The report, released on Wednesday, underscores the growing apprehension among global law enforcement regarding the proliferation of crypto ATMs, which convert fiat currency into cryptocurrency and send it to designated digital wallets. In 2023, a significant 79% of all illicit cash-to-crypto transfers, amounting to over $30 million, were directed to known scam addresses via these services.
Crypto ATMs came under scrutiny earlier this month when Germany's financial regulator, BaFin, seized 13 machines in a raid, confiscating nearly 250,000 euros ($280,000) in cash.
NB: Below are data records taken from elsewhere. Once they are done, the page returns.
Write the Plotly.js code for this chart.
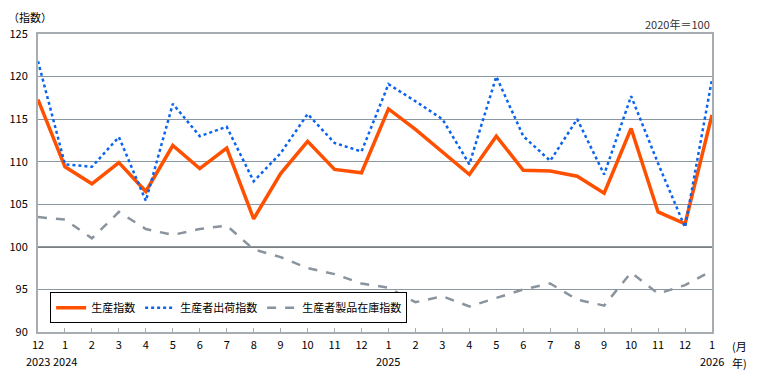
<!DOCTYPE html>
<html>
<head>
<meta charset="utf-8">
<script src="https://cdn.plot.ly/plotly-3.0.1.min.js"></script>
<style>html,body{margin:0;padding:0;background:#fff;}#chart{width:772px;height:373px;}</style>
</head>
<body>
<div id="chart"></div>
<script>
// Months: Dec 2023 .. Jan 2026
const monthLabels = ["12","1","2","3","4","5","6","7","8","9","10","11","12","1","2","3","4","5","6","7","8","9","10","11","12","1"];
const yearLabels  = ["2023","2024","","","","","","","","","","","","2025","","","","","","","","","","","","2026"];
const seriesNames = ["生産指数","生産者出荷指数","生産者製品在庫指数"];
const production = [117.3,109.4,107.4,109.9,106.5,111.9,109.2,111.6,103.3,108.6,112.4,109.1,108.7,116.2,113.8,111.1,108.5,113.0,109.0,108.9,108.3,106.3,113.9,104.1,102.7,115.5];
const shipments  = [121.8,109.7,109.4,112.9,105.4,116.8,113.0,114.1,107.7,111.0,115.6,112.2,111.2,119.1,117.1,115.0,109.7,120.0,113.0,110.1,115.0,108.5,117.7,109.8,102.3,119.7];
const inventory  = [103.5,103.2,101.0,104.1,102.1,101.4,102.1,102.5,99.7,98.8,97.5,96.8,95.7,95.2,93.5,94.2,93.0,94.0,95.0,95.7,93.8,93.1,97.0,94.5,95.5,97.2];
const yTicks = [90,95,100,105,110,115,120,125];

const xIdx = monthLabels.map((_, i) => i);
const FONT = "'Noto Sans CJK JP', 'Noto Sans', sans-serif";

const traces = [
  {x: xIdx, y: production, name: seriesNames[0], type: "scatter", mode: "lines",
   line: {color: "#ff5000", width: 3.5}},
  {x: xIdx, y: shipments, name: seriesNames[1], type: "scatter", mode: "lines",
   line: {color: "#0a64f0", width: 2.5, dash: "dot"}},
  {x: xIdx, y: inventory, name: seriesNames[2], type: "scatter", mode: "lines",
   line: {color: "#8a949e", width: 2.5, dash: "dash"}}
];

const yearAnns = [];
yearLabels.forEach((yl, i) => {
  if (yl) yearAnns.push({text: yl, xref: "x", yref: "paper", x: i, y: -0.096,
    xanchor: "center", yanchor: "middle", showarrow: false,
    font: {family: FONT, size: 11, color: "#000"}});
});

const layout = {
  width: 772, height: 373,
  margin: {l: 38, r: 60, t: 34, b: 41, pad: 0},
  paper_bgcolor: "#fff", plot_bgcolor: "#fff",
  font: {family: FONT, size: 11, color: "#000"},
  showlegend: true,
  legend: {
    orientation: "h", x: 0.018, y: 0.133, xanchor: "left", yanchor: "top",
    bgcolor: "#fff", bordercolor: "#000", borderwidth: 1,
    font: {family: FONT, size: 11, color: "#000"},
    tracegroupgap: 0, itemwidth: 30
  },
  xaxis: {
    range: [0, 25], tickmode: "array", tickvals: xIdx, ticktext: monthLabels,
    ticks: "inside", ticklen: 4, tickcolor: "#a6acb2", tickwidth: 1,
    showgrid: false, zeroline: false,
    showline: true, linecolor: "#a6acb2", linewidth: 2, mirror: true,
    tickfont: {family: FONT, size: 11, color: "#000"}, ticklabelstandoff: 2, fixedrange: true
  },
  yaxis: {
    range: [90, 125], tickmode: "array", tickvals: yTicks,
    ticks: "", showgrid: true, gridcolor: "#8a96a2", gridwidth: 1,
    zeroline: false, showline: true, linecolor: "#a6acb2", linewidth: 2, mirror: true,
    tickfont: {family: FONT, size: 11, color: "#000"}, ticklabelstandoff: 6, fixedrange: true
  },
  shapes: [
    {type: "line", xref: "paper", x0: 0, x1: 1, yref: "y", y0: 100, y1: 100,
     line: {color: "#000", width: 1.5}, layer: "below"}
  ],
  annotations: [
    {text: "（指数）", xref: "paper", yref: "paper", x: -0.047, y: 1.056, xanchor: "left", yanchor: "middle",
     showarrow: false, font: {family: FONT, size: 11, color: "#000"}},
    {text: "2020年＝100", xref: "paper", yref: "paper", x: 1, y: 1.0, xanchor: "right", yanchor: "bottom",
     showarrow: false, font: {family: FONT, size: 11, color: "#333"}},
    {text: "(月", xref: "paper", yref: "paper", x: 1.028, y: -0.046, xanchor: "left", yanchor: "middle",
     showarrow: false, borderpad: 0, font: {family: FONT, size: 11, color: "#000"}},
    {text: "年)", xref: "paper", yref: "paper", x: 1.028, y: -0.103, xanchor: "left", yanchor: "middle",
     showarrow: false, borderpad: 0, font: {family: FONT, size: 11, color: "#000"}}
  ].concat(yearAnns)
};

Plotly.newPlot("chart", traces, layout, {staticPlot: true, displayModeBar: false});
</script>
</body>
</html>
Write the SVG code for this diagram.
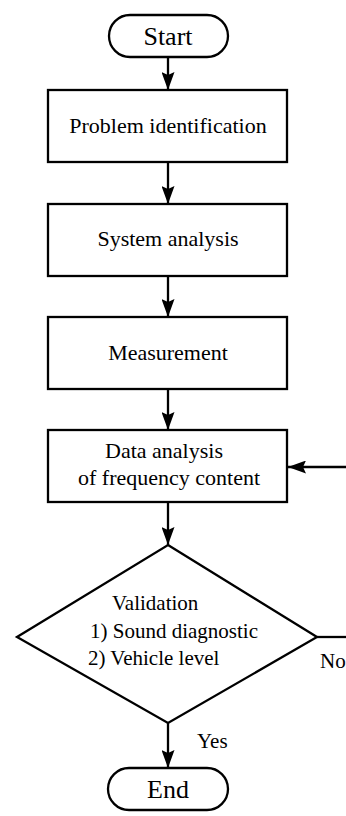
<svg xmlns="http://www.w3.org/2000/svg" width="346" height="816" viewBox="0 0 346 816">
<style>
.s{fill:#fff;stroke:#000;stroke-width:2.3}
.c{fill:none;stroke:#000;stroke-width:2.3}
text{font-family:"Liberation Serif","Times New Roman",serif;fill:#000}
.t{font-size:22px;text-anchor:middle}
.b{font-size:26px;text-anchor:middle}
.v{font-size:21px}
</style>
<defs>
<marker id="arr" viewBox="0 0 18 13" markerWidth="18" markerHeight="13" refX="18" refY="6.5" orient="auto" markerUnits="userSpaceOnUse">
<path d="M0,0 L18,6.5 L0,13 L3,6.5 Z" fill="#000"/>
</marker>
</defs>
<g id="connectors">
<line class="c" x1="168" y1="57" x2="168" y2="90" marker-end="url(#arr)"/>
<line class="c" x1="168" y1="162" x2="168" y2="204" marker-end="url(#arr)"/>
<line class="c" x1="168" y1="276" x2="168" y2="317" marker-end="url(#arr)"/>
<line class="c" x1="168" y1="389" x2="168" y2="430" marker-end="url(#arr)"/>
<line class="c" x1="168" y1="502" x2="168" y2="545" marker-end="url(#arr)"/>
<line class="c" x1="168" y1="723" x2="168" y2="768" marker-end="url(#arr)"/>
<line class="c" x1="317" y1="637" x2="347" y2="637"/>
<line class="c" x1="347" y1="467" x2="288" y2="467" marker-end="url(#arr)"/>
<text class="v" x="320" y="668">No</text>
<text class="v" x="197" y="748">Yes</text>
</g>
<g id="start">
<rect class="s" x="109" y="15" width="119" height="42" rx="21"/>
<text class="b" x="168" y="45">Start</text>
</g>
<g id="problem">
<rect class="s" x="48" y="90" width="239" height="72"/>
<text class="t" x="168" y="133">Problem identification</text>
</g>
<g id="system">
<rect class="s" x="48" y="204" width="239" height="72"/>
<text class="t" x="168" y="246">System analysis</text>
</g>
<g id="measurement">
<rect class="s" x="48" y="317" width="239" height="72"/>
<text class="t" x="168" y="360">Measurement</text>
</g>
<g id="data">
<rect class="s" x="48" y="430" width="239" height="72"/>
<text class="t" x="164" y="458">Data analysis</text>
<text class="t" x="169" y="485">of frequency content</text>
</g>
<g id="validation">
<polygon class="s" points="168,545 317,637 168,723 17,637"/>
<text class="v" x="112" y="610">Validation</text>
<text class="v" x="90" y="638">1) Sound diagnostic</text>
<text class="v" x="88" y="665">2) Vehicle level</text>
</g>
<g id="end">
<rect class="s" x="108" y="768" width="120" height="42" rx="21"/>
<text class="b" x="168" y="798">End</text>
</g>
</svg>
This incident is part of a broader trend, with the report citing similar actions in 2023, including the shutdown of 26 bitcoin ATMs in the U.K. and the seizure of 18 machines in Texas and over 50 Bitcoin of America ATMs in Ohio by U.S. authorities.
The report highlights that crypto ATMs are particularly vulnerable to money laundering due to their use of cash and the lack of face-to-face communication or account opening controls. Among the 15,000 complaints last year involving $1 billion in losses from digital asset scams affecting individuals aged 60 and above, approximately 2,000, or 13%, involved bitcoin ATMs.
Regulatory actions in the U.S. have led to the shutdown of over 1,000 machines since May, although the country still hosts more than 31,000 crypto ATMs, the highest number globally. Meanwhile, Australia has seen a 17-fold increase in the number of machines over the past two years, potentially making it the third-largest market for crypto ATMs. Australian authorities have also identified these kiosks as a money laundering vulnerability, according to the report.